Overall, the 2008 Mercury Milan feels a tad more refined and luxurious than Ford's Fusion. Although the ride is generally good, occasional hard bumps can produce harsher reactions than expected. Easy to drive, the Milan doesn't lean much in curves and stays on course, but more enthusiastic drivers might prefer it to be more precise. Except for slight road noise on some surfaces, plus some engine noise during hard acceleration, the V6 Milan is impressively quiet. After moderate delay on initial acceleration, the Milan is eager to pass or merge, delivering ample energy in a steady flow. The automatic transmission is generally well-behaved, but low-speed operation can produce occasional uncertain jolts.

Favorite Features

Two-Tone Interior
Premium touches are the main reason to buy a Milan rather than a Fusion, and two-tone upholstery helps give this sedan a stylish, additional inducement.

Dashboard Covered Tray
The Milan isn't alone in having a covered tray atop the dashboard center. Still, it's a handy extra space for small items.

Vehicle Details


The use of satin aluminum finishes and high-quality materials is meant to extend the appeal of the Milan's body into its five-passenger cockpit. Roomy and open-feeling up front, the Milan offers plenty of head and elbow space for the driver and front passenger. Seats aren't especially firm, providing modest bolstering and support. Rear-seat knee, toe and head space are ample at each side, but the center spot is a somewhat hard perch with scant headroom. A 60/40 split-folding rear seat is standard. The extended back doors make entry easier for taller passengers.
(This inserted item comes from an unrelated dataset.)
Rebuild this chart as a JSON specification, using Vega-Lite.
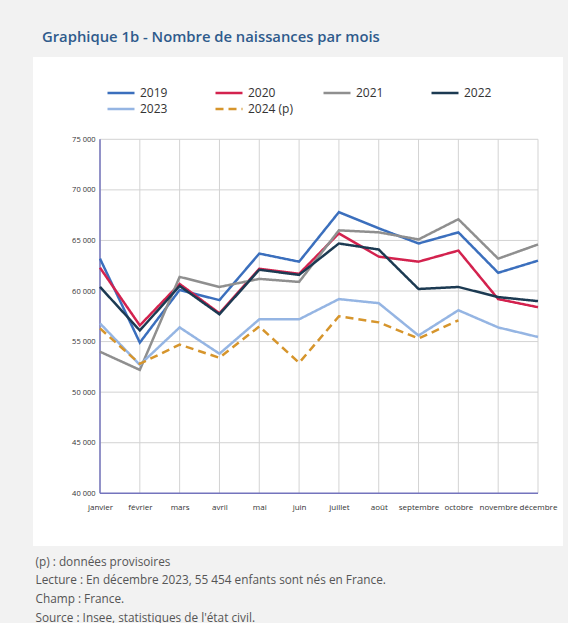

Mercury says the Milan's design was inspired by large, modern cities. Signature styling cues start with the satin-finished aluminum "waterfall" grille, which has been a Mercury hallmark in recent years. This helps set the Milan apart from the Ford Fusion, which shares the same profile and structure. Built on a comparatively long (107.4-inch) wheelbase, the four-door sedan has a clean, modestly-adorned overall appearance, brandishing gentle curves as well as body lines that could be called "chiseled." Headlamps wrap up and over the sharply-creased front fenders. A bright chrome beltline accents each body side, and LED taillights promise quicker illumination.

Notable Standard Equipment

The 2008 Mercury Milan comes nicely equipped and includes front-seat side-impact airbags, side-curtain airbags, a tilt/telescoping steering wheel with redundant audio controls, remote keyless keypad entry, air conditioning, speed control, a Securilock passive anti-theft system, power heated mirrors, anti-lock brakes (ABS) and power windows and locks. The standard six-speaker stereo plays MP3-encoded CDs and features an auxiliary input jack. The Premier V6 model adds the Sync audio system (late availability), fog lights, electronic climate control, auto-dimming rearview mirror, 17-inch alloy wheels, leather-wrapped steering wheel with touch controls, six-disc CD changer and leather seating surfaces.

Notable Optional Equipment

SIRIUS Satellite Radio, all-wheel drive (V6 only), the Sync audio system and a DVD navigation system lead the options list for 2008. Other options include ambient lighting, a two-tone interior, a power moonroof, leather seating surfaces, heated front seats, an active perimeter alarm and puddle lamps. The interior can be dressed up with a Wales mahogany wood center panel, and four-cylinder models can be equipped with a five-speed automatic transmission.

Under the Hood

Like the Ford Fusion, Mercury's Milan has either a four-cylinder or V6 engine, and each engine is available in either the base model or the Premier edition. A five-speed manual transmission or optional five-speed automatic mates with the four-cylinder engine, while the V6 comes only with a six-speed automatic.

2.3-liter in-line 4
160 horsepower @ 6250 rpm
156 lb.-ft. of torque @ 4250 rpm
EPA city/highway fuel economy: 20/29 (manual), 20/28 (automatic)

3.0-liter V6
221 horsepower @ 6250 rpm
205 lb.-ft. of torque @ 4800 rpm
EPA city/highway fuel economy: 18/26 (2WD), 17/25 (AWD)


Pricing Notes

The Manufacturer's Suggested Retail Price (MSRP) for a 2008 Mercury Milan with the four-cylinder engine and manual transmission starts around $19,500 for the base car and $21,000 for the Premier. The Milan V6 starts just under $23,000, while a loaded all-wheel-drive V6 Premier tops out around $30,000. A look at the Fair Purchase Price shows the typical transaction price being paid for the Milan in your area, so be sure to check it out before you begin negotiations. Prices of some competitive midsize sedans - Toyota Camry, Honda Accord and Nissan Altima - start slightly below the Milan, but top-end versions cost considerably more. Import-brand midsize sedans typically have stronger resale values, but newly-designed Ford passenger cars appear to be holding their value better than they had previously. Still, the imports remain ahead in resale.